Shield annealing is being performed by the “Salyut” Production Complex of the United Engine Corporation. The sensitive volume of the Baikal Deepwater Neutrino Telescope is annually increasing by two clusters, or by more than 600 optical detectors. By 2024, it will reach a volume of one cubic kilometre, and its efficiency in neutrino detection will considerably increase.

On 8 December 2021, the neutrino telescope of the Baikal collaboration witnessed a unique astronomical event, a radio blazar flare, which could be evidence of intensive processes in a remote young galaxy. The flare was first detected by the Antarctic telescope IceCube, and also by other facilities located across the globe and operating in different ranges of electromagnetic radiation.

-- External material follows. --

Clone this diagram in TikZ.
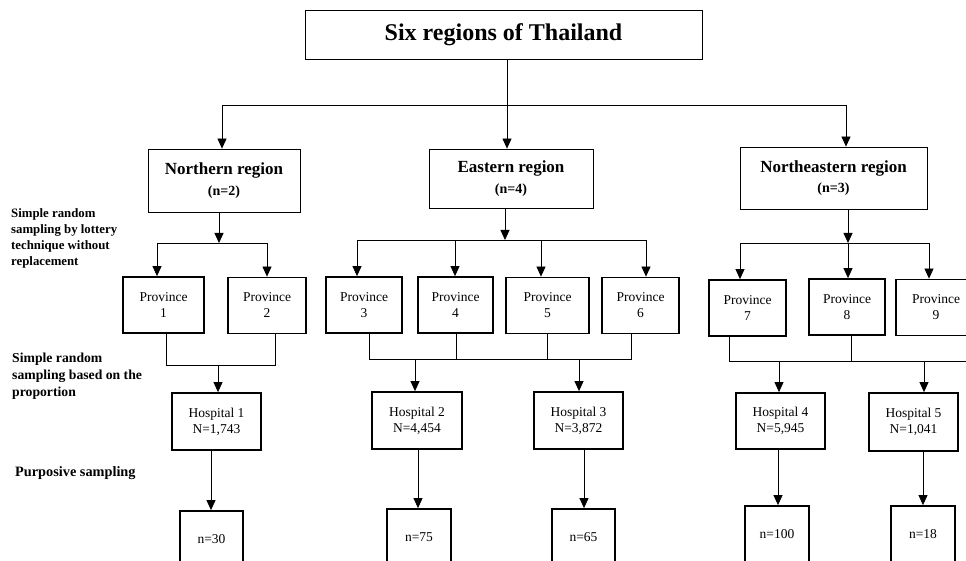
\documentclass[tikz,border=0pt]{standalone}
\usepackage{fontspec}
\setmainfont{Liberation Serif}
\usetikzlibrary{arrows.meta}

\tikzset{
  thinbox/.style={draw, line width=0.8pt, inner sep=0pt, align=center},
  thickbox/.style={draw, line width=1.8pt, inner sep=0pt, align=center,
    font=\fontsize{13.5}{16}\selectfont},
  arr/.style={-{Triangle[width=9pt,length=10pt]}, line width=0.8pt},
  lbl/.style={anchor=north west, inner sep=0pt, align=left},
}

\begin{document}
\begin{tikzpicture}[x=1pt, y=-1pt]
    \useasboundingbox (0,0) rectangle (966,561);

    % Title
    \node[thinbox, minimum width=397, minimum height=49,
      font=\bfseries\fontsize{24}{28}\selectfont] (title) at (503.5,34.5) {Six regions of Thailand};

    % Regions
    \node[thinbox, minimum width=152, minimum height=63] (north) at (224,180.5)
      {\bfseries\fontsize{17}{20}\selectfont Northern region\\[6pt]\bfseries\fontsize{14}{16}\selectfont (n=2)};
    \node[thinbox, minimum width=164, minimum height=59] (east) at (511,178.5)
      {\bfseries\fontsize{17}{20}\selectfont Eastern region\\[6pt]\bfseries\fontsize{14}{16}\selectfont (n=4)};
    \node[thinbox, minimum width=187, minimum height=62] (neast) at (833.5,178)
      {\bfseries\fontsize{17}{20}\selectfont Northeastern region\\[6pt]\bfseries\fontsize{14}{16}\selectfont (n=3)};

    % Provinces
    \foreach \p/\x/\y/\w in {1/163.5/305/81, 2/267/305.5/78, 3/364/305/76, 4/455.5/305/75,
        5/547.5/305.5/83, 6/640.5/305.5/77, 7/747.5/308/77, 8/847/307/76, 9/936/307.5/80}
      \node[thickbox, minimum width=\w, minimum height=56] (P\p) at (\x,\y) {Province\\\p};

    % Hospitals
    \node[thickbox, minimum width=89, minimum height=57] (H1) at (216.5,421.5) {Hospital 1\\N=1,743};
    \node[thickbox, minimum width=90, minimum height=57] (H2) at (417,420.5) {Hospital 2\\N=4,454};
    \node[thickbox, minimum width=89, minimum height=57] (H3) at (578.5,420.5) {Hospital 3\\N=3,872};
    \node[thickbox, minimum width=89, minimum height=56] (H4) at (780.5,421) {Hospital 4\\N=5,945};
    \node[thickbox, minimum width=89, minimum height=58] (H5) at (913.5,422) {Hospital 5\\N=1,041};

    % Samples
    \node[thickbox, minimum width=63, minimum height=56] (S1) at (211.5,539) {n=30};
    \node[thickbox, minimum width=64, minimum height=56] (S2) at (419,537) {n=75};
    \node[thickbox, minimum width=63, minimum height=56] (S3) at (583.5,537) {n=65};
    \node[thickbox, minimum width=64, minimum height=56] (S4) at (777,534) {n=100};
    \node[thickbox, minimum width=64, minimum height=56] (S5) at (923,534) {n=18};

    % Step labels
    \node[lbl, font=\bfseries\fontsize{12.8}{16.3}\selectfont] (step1) at (11,208)
      {Simple random\\sampling by lottery\\technique without\\replacement};
    \node[lbl, font=\bfseries\fontsize{13.7}{17}\selectfont] (step2) at (12,353)
      {Simple random\\sampling based on the\\proportion};
    \node[lbl, font=\bfseries\fontsize{14.3}{17}\selectfont] (step3) at (15,466) {Purposive sampling};

    % Title to regions
    \coordinate (tbus L) at (222,105);
    \coordinate (tbus R) at (846,105);
    \draw[line width=0.8pt] (tbus L) -- (tbus R);
    \draw[arr] (title.south -| 507,0) -- (east.north -| 507,0);
    \draw[arr] (tbus L) -- (north.north -| tbus L);
    \draw[arr] (tbus R) -- (neast.north -| tbus R);

    % Regions to provinces
    \coordinate (nbus L) at (157,243);
    \coordinate (nbus R) at (267,243);
    \draw[arr] (north.south -| 219,0) -- (nbus L -| 219,0);
    \draw[line width=0.8pt] (nbus L) -- (nbus R);
    \draw[arr] (nbus L) -- (P1.north -| nbus L);
    \draw[arr] (nbus R) -- (P2.north -| nbus R);

    \coordinate (ebus L) at (357,240);
    \coordinate (ebus R) at (646,240);
    \draw[arr] (east.south -| 505,0) -- (ebus L -| 505,0);
    \draw[line width=0.8pt] (ebus L) -- (ebus R);
    \foreach \p/\x in {3/357, 4/455, 5/541, 6/646}
      \draw[arr] (ebus L -| \x,0) -- (P\p.north -| \x,0);

    \coordinate (nebus L) at (740,243);
    \coordinate (nebus R) at (929,243);
    \draw[arr] (neast.south -| 848,0) -- (nebus L -| 848,0);
    \draw[line width=0.8pt] (nebus L) -- (nebus R);
    \foreach \p/\x in {7/740, 8/848, 9/929}
      \draw[arr] (nebus L -| \x,0) -- (P\p.north -| \x,0);

    % Provinces to hospitals
    \coordinate (hbus1 L) at (166,365);
    \coordinate (hbus1 R) at (275,365);
    \draw[line width=0.8pt] (P1.south -| hbus1 L) -- (hbus1 L) -- (hbus1 R) -- (P2.south -| hbus1 R);
    \draw[arr] (hbus1 L -| 218,0) -- (H1.north -| 218,0);

    \coordinate (hbus2 L) at (369,359);
    \coordinate (hbus2 R) at (631,359);
    \draw[line width=0.8pt] (P3.south -| hbus2 L) -- (hbus2 L) -- (hbus2 R) -- (P6.south -| hbus2 R);
    \draw[line width=0.8pt] (P4.south -| 456,0) -- (hbus2 L -| 456,0);
    \draw[line width=0.8pt] (P5.south -| 547,0) -- (hbus2 L -| 547,0);
    \draw[arr] (hbus2 L -| 415,0) -- (H2.north -| 415,0);
    \draw[arr] (hbus2 L -| 579,0) -- (H3.north -| 579,0);

    \coordinate (hbus3 L) at (729,361);
    \coordinate (hbus3 R) at (970,361);
    \draw[line width=0.8pt] (P7.south -| hbus3 L) -- (hbus3 L) -- (hbus3 R) -- (P9.south -| hbus3 R);
    \draw[line width=0.8pt] (P8.south -| 851,0) -- (hbus3 L -| 851,0);
    \draw[arr] (hbus3 L -| 779,0) -- (H4.north -| 779,0);
    \draw[arr] (hbus3 L -| 924,0) -- (H5.north -| 924,0);

    % Hospitals to samples
    \foreach \h/\x in {1/211, 2/418, 3/584, 4/778, 5/923}
      \draw[arr] (H\h.south -| \x,0) -- (S\h.north -| \x,0);
\end{tikzpicture}
\end{document}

“From the perspective of science, it is a unique phenomenon. There were no other cases in history that two neutrino telescopes detected in real time two different neutrinos from one source. It also coincided with activities of this radio blazar in all electromagnetic frequency ranges. Earlier, there was no such a coincidence because the Baikal Neutrino Telescope was just being constructed, it was too small. The same event proves that now the neutrino telescope of the Baikal collaboration is powerful enough to detect significant phenomena of this kind. We can say that it joined the heavyweight league capable of doing astronomy of such a scale. It is a significant event for the Baikal collaboration and for all of us,” remarks Dmitry Naumov, a Deputy Director of the Dzhelepov Laboratory of Nuclear Problems of the Joint Institute for Nuclear Research, Head of the Neutrino Programme, Doctor of Physics and Mathematics.

The Neutrino Observatory is run by the international Baikal-GVD collaboration comprising the Institute for Nuclear Research of RAS, the Joint Institute for Nuclear Research (Dubna), Irkutsk and Moscow State Universities, the Nuclear Physics Institute of the Czech Academy of Sciences, the University of Bratislava, and also other Russian and foreign scientific institutions.